Я бросила взгляд на главврача. Та виновато улыбнулась:
– У нас нет друг от друга секретов. Но Глафира Петровна, разумеется, никому не скажет.
«Потому что кроме вас с ней никто не общается», – мстительно подумала я, а вслух сказала:
– Работу над методичкой пришлось приостановить. Не хватает материала. Мне нужно еще как минимум дважды посетить архив Богучанской ЦРБ.
В прошлый раз я успела просмотреть только процентов тридцать от общего объема статистики.
– Это ты ее в архив отправила? – Сестра-хозяйка недовольно зыркнула на подругу.

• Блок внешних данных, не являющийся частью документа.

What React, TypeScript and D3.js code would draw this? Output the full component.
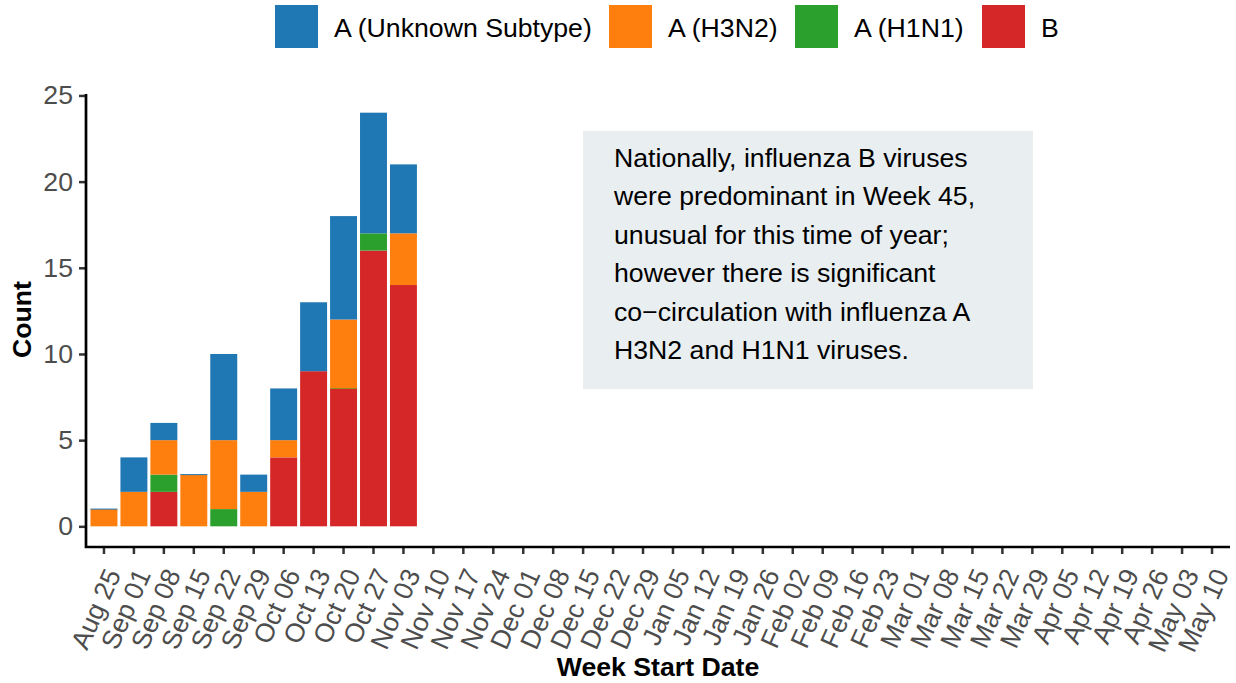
import React, { useEffect, useRef } from "react";
import * as d3 from "d3";

const weeks = [
  "Aug 25", "Sep 01", "Sep 08", "Sep 15", "Sep 22", "Sep 29",
  "Oct 06", "Oct 13", "Oct 20", "Oct 27", "Nov 03", "Nov 10",
  "Nov 17", "Nov 24", "Dec 01", "Dec 08", "Dec 15", "Dec 22",
  "Dec 29", "Jan 05", "Jan 12", "Jan 19", "Jan 26", "Feb 02",
  "Feb 09", "Feb 16", "Feb 23", "Mar 01", "Mar 08", "Mar 15",
  "Mar 22", "Mar 29", "Apr 05", "Apr 12", "Apr 19", "Apr 26",
  "May 03", "May 10",
];

// counts per week (null = no record for that week)
const fluB = [null, null, 2, null, null, null, 4, 9, 8, 16, 14];
const fluH1N1 = [null, null, 1, null, 1, null, null, null, 0, 1, null];
const fluH3N2 = [1, 2, 2, 3, 4, 2, 1, null, 4, null, 3];
const fluUnknown = [0, 2, 1, 0, 5, 1, 3, 4, 6, 7, 4];

const seriesNames = ["A (Unknown Subtype)", "A (H3N2)", "A (H1N1)", "B"];
const seriesColors = ["#1f77b4", "#ff7f0e", "#2ca02c", "#d62728"];
const yTicks = [0, 5, 10, 15, 20, 25];

const noteLines = [
  "Nationally, influenza B viruses",
  "were predominant in Week 45,",
  "unusual for this time of year;",
  "however there is significant",
  "co\u2212circulation with influenza A",
  "H3N2 and H1N1 viruses.",
];

const FONT = "'Liberation Sans', Arial, Helvetica, sans-serif";
const FS = 26.67; // 20pt

export default function App() {
  const ref = useRef<SVGSVGElement | null>(null);

  useEffect(() => {
    const node = ref.current;
    if (!node) return;
    const svg = d3.select(node);
    svg.selectAll("*").remove();

    const left = 86, right = 1230, top = 92, bottom = 547;

    const x = d3
      .scaleBand<string>()
      .domain(weeks)
      .range([left, right])
      .paddingInner(0.1)
      .paddingOuter(0.15);
    const y = d3.scaleLinear().domain([-1.2, 25.2]).range([bottom, top]);

    // stacking order from the bottom: B, H1N1, H3N2, Unknown
    const stackOrder = [
      { values: fluB, color: seriesColors[3] },
      { values: fluH1N1, color: seriesColors[2] },
      { values: fluH3N2, color: seriesColors[1] },
      { values: fluUnknown, color: seriesColors[0] },
    ];

    const bars = svg.append("g");
    fluUnknown.forEach((_, i) => {
      let base = 0;
      stackOrder.forEach(s => {
        const v = s.values[i];
        if (v === null || v === undefined) return;
        const y0 = y(base);
        const y1 = y(base + v);
        const h = Math.max(y0 - y1, 1);
        bars
          .append("rect")
          .attr("x", x(weeks[i]) as number)
          .attr("width", x.bandwidth())
          .attr("y", v === 0 ? y0 - 0.5 : y1)
          .attr("height", h)
          .attr("fill", s.color);
        base += v;
      });
    });

    // annotation box
    const note = svg.append("g");
    note
      .append("rect")
      .attr("x", 583)
      .attr("y", 131)
      .attr("width", 450)
      .attr("height", 258)
      .attr("fill", "#e9eef0");
    note
      .selectAll("text")
      .data(noteLines)
      .enter()
      .append("text")
      .attr("x", 614)
      .attr("y", (d, i) => 167 + i * 38.4)
      .attr("font-size", FS)
      .attr("fill", "#000")
      .text(d => d);

    // y axis
    const yAxis = svg.append("g").attr("transform", `translate(${left},0)`);
    yAxis
      .call(d3.axisLeft(y).tickValues(yTicks).tickSize(7).tickPadding(6))
      .call(g => g.select(".domain").remove());
    yAxis.selectAll(".tick line").attr("stroke", "#333").attr("stroke-width", 2.5);
    yAxis
      .selectAll(".tick text")
      .attr("font-size", FS)
      .attr("font-family", FONT)
      .attr("fill", "#4d4d4d");

    // x axis
    const xAxis = svg.append("g").attr("transform", `translate(0,${bottom})`);
    xAxis
      .call(d3.axisBottom(x).tickSize(7).tickPadding(0))
      .call(g => g.select(".domain").remove());
    xAxis.selectAll(".tick line").attr("stroke", "#333").attr("stroke-width", 2.5);
    xAxis
      .selectAll(".tick text")
      .attr("font-size", FS)
      .attr("font-family", FONT)
      .attr("fill", "#4d4d4d")
      .attr("text-anchor", "end")
      .attr("y", 0)
      .attr("transform", "translate(-3,18) rotate(-66)")
      .attr("dy", "0.84em");

    // axis lines
    svg
      .append("path")
      .attr("d", `M${left},${top + 2}V${bottom}H${right}`)
      .attr("fill", "none")
      .attr("stroke", "#000")
      .attr("stroke-width", 2.7);

    // axis titles
    svg
      .append("text")
      .attr("x", (left + right) / 2)
      .attr("y", 676)
      .attr("text-anchor", "middle")
      .attr("font-size", FS)
      .attr("font-weight", "bold")
      .text("Week Start Date");
    svg
      .append("text")
      .attr("transform", `translate(31,${(top + bottom) / 2}) rotate(-90)`)
      .attr("text-anchor", "middle")
      .attr("font-size", FS)
      .attr("font-weight", "bold")
      .text("Count");

    // legend
    const legendX = [275, 609, 795, 982];
    const legend = svg.append("g");
    seriesNames.forEach((name, i) => {
      legend
        .append("rect")
        .attr("x", legendX[i])
        .attr("y", 5)
        .attr("width", 43)
        .attr("height", 43)
        .attr("fill", seriesColors[i]);
      legend
        .append("text")
        .attr("x", legendX[i] + 59)
        .attr("y", 37)
        .attr("font-size", FS)
        .attr("fill", "#000")
        .text(name);
    });
  }, []);

  return (
    <svg
      ref={ref}
      width={1236}
      height={683}
      style={{ position: "absolute", left: 0, top: 0, fontFamily: FONT, background: "#fff" }}
    />
  );
}
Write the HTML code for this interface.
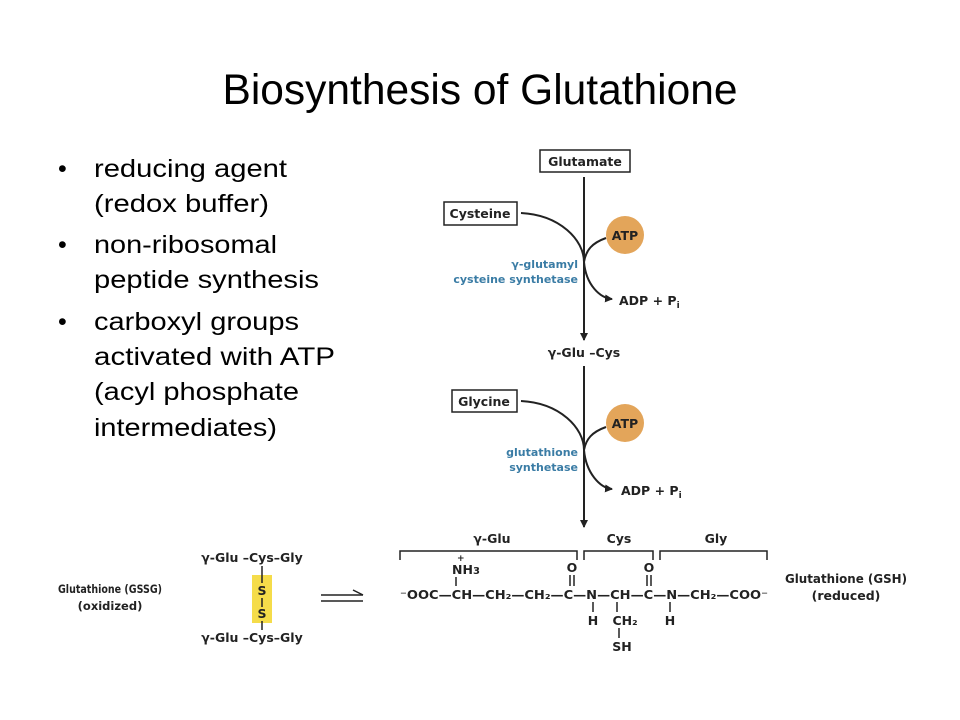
<!DOCTYPE html>
<html><head><meta charset="utf-8"><style>
html,body{margin:0;padding:0;background:#fff;}
svg{display:block;}
.t{font-family:"Liberation Sans",sans-serif;fill:#000;}
.b{font-family:"DejaVu Sans","Liberation Sans",sans-serif;font-weight:bold;fill:#222;font-size:12.5px;}
.e{font-family:"DejaVu Sans","Liberation Sans",sans-serif;font-weight:bold;fill:#3a7ca5;font-size:11px;}
</style></head><body>
<svg width="960" height="720" viewBox="0 0 960 720" xmlns="http://www.w3.org/2000/svg">
<defs><marker id="ar" markerWidth="8" markerHeight="8" refX="7" refY="4" orient="auto" markerUnits="userSpaceOnUse"><path d="M0,0 L8,4 L0,8 z" fill="#222"/></marker></defs>
<text class="t" x="480" y="104" font-size="42.5" text-anchor="middle">Biosynthesis of Glutathione</text>
<g class="t" font-size="25">
<text x="58" y="177">•</text><text x="94" y="177" textLength="193" lengthAdjust="spacingAndGlyphs">reducing agent</text>
<text x="94" y="212" textLength="175" lengthAdjust="spacingAndGlyphs">(redox buffer)</text>
<text x="58" y="253">•</text><text x="94" y="253" textLength="183" lengthAdjust="spacingAndGlyphs">non-ribosomal</text>
<text x="94" y="288" textLength="225" lengthAdjust="spacingAndGlyphs">peptide synthesis</text>
<text x="58" y="330">•</text><text x="94" y="330" textLength="205" lengthAdjust="spacingAndGlyphs">carboxyl groups</text>
<text x="94" y="365" textLength="241" lengthAdjust="spacingAndGlyphs">activated with ATP</text>
<text x="94" y="400" textLength="205" lengthAdjust="spacingAndGlyphs">(acyl phosphate</text>
<text x="94" y="436" textLength="183" lengthAdjust="spacingAndGlyphs">intermediates)</text>
</g>
<g stroke="#222" stroke-width="2" fill="none">
<rect x="540" y="150" width="90" height="22" stroke-width="1.5"/>
<rect x="444" y="202" width="73" height="23" stroke-width="1.5"/>
<rect x="452" y="390" width="65" height="22" stroke-width="1.5"/>
<line x1="584" y1="177" x2="584" y2="340" marker-end="url(#ar)"/>
<path d="M521,213 C560,215 584,240 584,262 C586,285 600,298 612,299" marker-end="url(#ar)"/>
<path d="M606,238 C592,243 586,250 584,262"/>
<line x1="584" y1="366" x2="584" y2="527" marker-end="url(#ar)"/>
<path d="M521,401 C560,403 584,428 584,450 C586,473 600,488 612,489" marker-end="url(#ar)"/>
<path d="M606,427 C592,432 586,439 584,450"/>
<path d="M400,560 V551 H577 V560" stroke-width="1.5"/>
<path d="M584,560 V551 H653 V560" stroke-width="1.5"/>
<path d="M660,560 V551 H767 V560" stroke-width="1.5"/>
<line x1="321" y1="595" x2="363" y2="595" stroke-width="1.5"/>
<line x1="321" y1="601" x2="363" y2="601" stroke-width="1.5"/>
<path d="M353,590 L363,595" stroke-width="1.5"/>
</g>
<rect x="252" y="575" width="20" height="48" fill="#f5dc4a"/>
<circle cx="625" cy="235" r="19" fill="#e3a55a"/>
<circle cx="625" cy="423" r="19" fill="#e3a55a"/>
<g class="b">
<text x="585" y="166" text-anchor="middle">Glutamate</text>
<text x="480" y="218" text-anchor="middle">Cysteine</text>
<text x="484" y="406" text-anchor="middle">Glycine</text>
<text x="625" y="240" text-anchor="middle">ATP</text>
<text x="625" y="428" text-anchor="middle">ATP</text>
<text x="619" y="305">ADP  +  P<tspan font-size="9" dy="3">i</tspan></text>
<text x="621" y="495">ADP  +  P<tspan font-size="9" dy="3">i</tspan></text>
<text x="584" y="357" text-anchor="middle">γ-Glu –Cys</text>
<text x="492" y="543" text-anchor="middle">γ-Glu</text>
<text x="619" y="543" text-anchor="middle">Cys</text>
<text x="716" y="543" text-anchor="middle">Gly</text>
<text x="58" y="593" font-size="11.5" textLength="104" lengthAdjust="spacingAndGlyphs">Glutathione (GSSG)</text>
<text x="110" y="610" text-anchor="middle" font-size="11.5">(oxidized)</text>
<text x="252" y="562" text-anchor="middle">γ-Glu –Cys–Gly</text>
<text x="252" y="642" text-anchor="middle">γ-Glu –Cys–Gly</text>
<text x="262" y="595" text-anchor="middle">S</text>
<text x="262" y="618" text-anchor="middle">S</text>
<text x="785" y="583" textLength="122" lengthAdjust="spacingAndGlyphs">Glutathione (GSH)</text>
<text x="846" y="600" text-anchor="middle">(reduced)</text>
<text x="400" y="599" font-size="12" textLength="368" lengthAdjust="spacingAndGlyphs">⁻OOC—CH—CH₂—CH₂—C—N—CH—C—N—CH₂—COO⁻</text>
<text x="452" y="574">NH<tspan font-size="10">3</tspan></text>
<text x="457" y="561" font-size="9">+</text>
<text x="572" y="572" text-anchor="middle">O</text>
<text x="649" y="572" text-anchor="middle">O</text>
<text x="593" y="625" text-anchor="middle">H</text>
<text x="625" y="625" text-anchor="middle">CH₂</text>
<text x="622" y="651" text-anchor="middle">SH</text>
<text x="670" y="625" text-anchor="middle">H</text>
</g>
<g stroke="#222" stroke-width="1.5">
<line x1="262" y1="566" x2="262" y2="583"/><line x1="262" y1="598" x2="262" y2="607"/><line x1="262" y1="621" x2="262" y2="630"/>
<line x1="456" y1="577" x2="456" y2="586"/>
<line x1="570" y1="575" x2="570" y2="586"/><line x1="574" y1="575" x2="574" y2="586"/>
<line x1="647" y1="575" x2="647" y2="586"/><line x1="651" y1="575" x2="651" y2="586"/>
<line x1="593" y1="602" x2="593" y2="612"/><line x1="617" y1="602" x2="617" y2="612"/>
<line x1="619" y1="628" x2="619" y2="638"/><line x1="670" y1="602" x2="670" y2="612"/>
</g>
<g class="e" text-anchor="end">
<text x="578" y="268">γ-glutamyl</text>
<text x="578" y="283">cysteine synthetase</text>
<text x="578" y="456">glutathione</text>
<text x="578" y="471">synthetase</text>
</g>
</svg>
</body></html>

– Разумеется, – спокойно ответила Фаина Кузьминична.
– И как поживает Тамара Львовна?
– Хорошо, – растерянно ответила я, не понимая, почему сестра-хозяйка снова разозлилась.
– Вы должны вернуться в архив как можно скорее, – сказала главврач. – Время поджимает, с конца октября установится минусовая температура, а там и до снегопадов недалеко, агитбригаде будет трудно передвигаться по району, к тому же начнется всплеск сезонных ОРВИ. И хотя план ликбеза готов, я не могу поехать в здравотдел без методички. Начальник здравотдела не выделит средства на ее тиражирование и на проведение агитмероприятий, не вникнув в суть дела. Иными словами, нет методички – нет остального.
– Я понимаю. Поеду в тот день, когда у меня нет приема в амбулатории.
– То есть в ближайший вторник?
– Да. Заодно проведаю Якимова. Это мой пациент с подозрением на болезнь Паркинсона. В начале следующей недели ему должны поставить окончательный диагноз.
– Да, вот еще что, Зоя Евгеньевна. Из Абанского района пришла телефонограмма, у них вспышка вирусного энцефалита. Хотя между нашими районами больше двухсот километров, при работе с пациентами вам необходимо проявлять бдительность и при обнаружении характерных симптомов изолировать таких больных в инфекционный бокс.
Я ощутила неприятный холодок в груди.
– И много заболевших?
– Заполнено всё инфекционное отделение больницы Абана. Все заболевшие – взрослые, то есть это не вторичный симптом детской инфекции, например ветряной оспы или паротита. И уж тем более не полиомиелита, который в СССР давно побежден.
– В чем же причина вспышки?
– Не знаю. Мне не удалось связаться с областным здравотделом из-за обрыва на телефонной линии. Попробую завтра утром. – Фаина Кузьминична вгляделась в мое лицо и мягко сказала: – Зоя Евгеньевна, не стоит так переживать. Абан далеко, наш поселок изолирован от других населенных пунктов, вероятность распространения вирусного энцефалита в таких условиях крайне мала. Но даже если кто-то заболеет, мы знаем, что делать. В поселке уже случались эпидемии, – она повернулась к Глафире Петровне. – Помнишь вспышку менингита пять лет назад?